Tuesday, August 28, 2012

Cathedral

A Cathedral
Often in works of fiction the title of the piece can have symbolic significance to the meaning of the plot. When looking at the title of "Cathedral" I immediately wondered if choosing the word Cathedral for the title could possibly allude to some sort of religious meaning. So while reading through the story I decided to pay special attention to anything that could be religiously significant and found both religious imagery and religous discussion throughout the short story.
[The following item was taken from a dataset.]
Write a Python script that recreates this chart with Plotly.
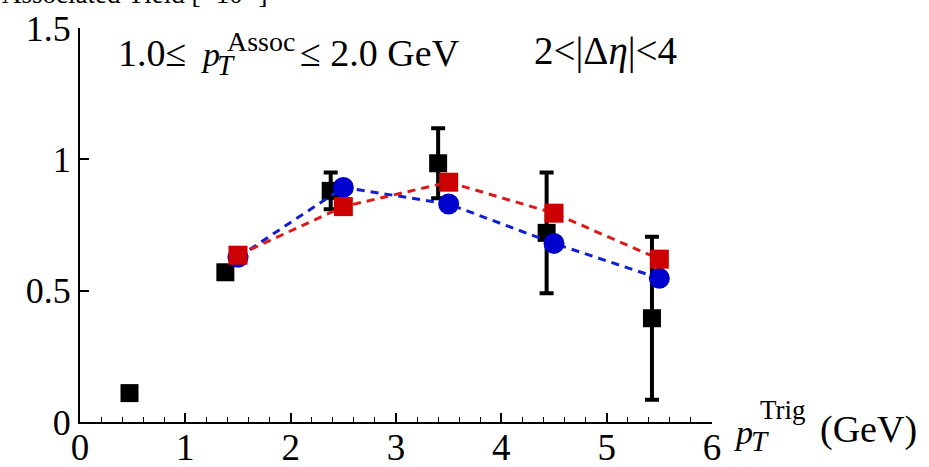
import plotly.graph_objects as go

# Data
data_x = [0.47, 1.38, 2.38, 3.40, 4.43, 5.43]
data_y = [0.11, 0.57, 0.88, 0.985, 0.72, 0.395]
data_err = [0.0, 0.02, 0.07, 0.133, 0.23, 0.31]

blue_x = [1.5, 2.5, 3.5, 4.5, 5.5]
blue_y = [0.627, 0.893, 0.83, 0.68, 0.547]

red_x = [1.5, 2.5, 3.5, 4.5, 5.5]
red_y = [0.635, 0.82, 0.913, 0.795, 0.62]

x_ticks = [0, 1, 2, 3, 4, 5, 6]
y_ticks = [0, 0.5, 1, 1.5]
y_tick_text = ["0", "0.5", "1", "1.5"]

W, H = 929, 467
L, R, T, B = 80, 217, 27.5, 45
PW, PH = W - L - R, H - T - B

def px(x):
    return (x - L) / PW

def py(y):
    return (H - B - y) / PH

FONT = "Liberation Serif"

fig = go.Figure()

fig.add_trace(go.Scatter(
    x=data_x, y=data_y, mode="markers",
    marker=dict(symbol="square", size=18, color="black"),
    error_y=dict(type="data", array=data_err, color="black", thickness=4, width=7),
    showlegend=False,
))
fig.add_trace(go.Scatter(
    x=blue_x, y=blue_y, mode="lines+markers",
    line=dict(color="#1020d0", width=3, dash="8px,6px"),
    marker=dict(symbol="circle", size=21, color="#0000cc"),
    showlegend=False,
))
fig.add_trace(go.Scatter(
    x=red_x, y=red_y, mode="lines+markers",
    line=dict(color="#dd1a1a", width=3, dash="8px,6px"),
    marker=dict(symbol="square", size=19, color="#cc0000"),
    showlegend=False,
))

ann = []
def A(text, x, y, size, xanchor="left", yanchor="middle", italic=False):
    t = f"<i>{text}</i>" if italic else text
    ann.append(dict(text=t, x=px(x), y=py(y), xref="paper", yref="paper",
                    showarrow=False, xanchor=xanchor, yanchor=yanchor,
                    font=dict(family=FONT, size=size, color="black")))

# top label
A("1.0\u2264", 116, 53, 38)
A("p", 199, 54, 34, italic=True)
A("T", 215, 65, 29, italic=True)
A("Assoc", 225, 41, 28)
A("\u2264 2.0 GeV", 298, 53, 38)
A("2&lt;|\u0394<i>\u03b7</i>|&lt;4", 605, 51, 39, xanchor="center")

# x axis title
A("p", 732, 433, 34, italic=True)
A("T", 749, 441, 29, italic=True)
A("Trig", 758, 410, 27)
A("(GeV)", 818, 430, 38)

# cropped y title at top
A("Associated Yield [\u00d710<sup>-2</sup>]", 0, -9, 27)

fig.update_layout(
    width=W, height=H,
    margin=dict(l=L, r=R, t=T, b=B, pad=0, autoexpand=False),
    paper_bgcolor="white", plot_bgcolor="white",
    font=dict(family=FONT, size=38, color="black"),
    annotations=ann,
    xaxis=dict(range=[0, 6], tickvals=x_ticks, showline=True, linecolor="black",
               linewidth=2, ticks="inside", ticklen=9, tickwidth=1.5, tickcolor="black",
               showgrid=False, zeroline=False, mirror=False, automargin=False,
               ticklabelstandoff=-8,
               tickfont=dict(family=FONT, size=37),
               minor=dict(tickvals=[v / 5 for v in range(31)], ticks="inside",
                          ticklen=5, tickwidth=1.2, tickcolor="black")),
    yaxis=dict(range=[0, 1.5], tickvals=y_ticks, ticktext=y_tick_text, showline=True,
               linecolor="black", linewidth=2, ticks="inside", ticklen=9, tickwidth=1.5,
               tickcolor="black", showgrid=False, zeroline=False, automargin=False,
               tickfont=dict(family=FONT, size=36)),
)

fig.write_html("out.html")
At the end the narrator has some sort of deeply profound experience while drawing the cathedral with the blind man, and because they a drawing a Cathedral, a religious house of worship that seemed to be symbolically tied to the two men’s discussion of religion earlier, it would be safe to assume that this experience for the narrator is also religiously tied.(43-44) However it could still be debated rather or not this experience should be seen a symbolic of some sort of religious or spiritual enlightenment for the narrator (or both men) or should be seen as an experience that can be metaphorically compared to religious enlightenment but is not actually meant to be seen as a religious experience.
Looking at the religious symbolism  it makes me think that there is a religious message behind the story. When the two men were complacently watching TV the first thing on the television were men dressed as devils and skeletons for some unspecified pagant.(40) This is the opposite of what would be considered good and holy in Christianity, just like the actions and beliefs of the narrator so far in the story would be separated from what would be religiously holy.  Just as the author couldn't explain the Cathedral and denied religious beliefs, at the end the two men are able to see the cathedral together, concluding that they were symbolically having a religious experience together. But I’m still not completely convinced that the author intended the message to religious or if religious symbolism is just a metaphor for a not necessarily religious experience and in the end I still see it as being open ended. 
The Day if the dead is a holiday in which people sometimes dress like skeletons in Hispanic countries.  It was never stated  in the story what pageant was taking place.

Works Cited:

     Booth, Alison, and Kelly J. Mays. The Norton Introduction to Literature. 10thth ed. New York, London:  W. W. Norton and Company, 2011. 32-44. Print.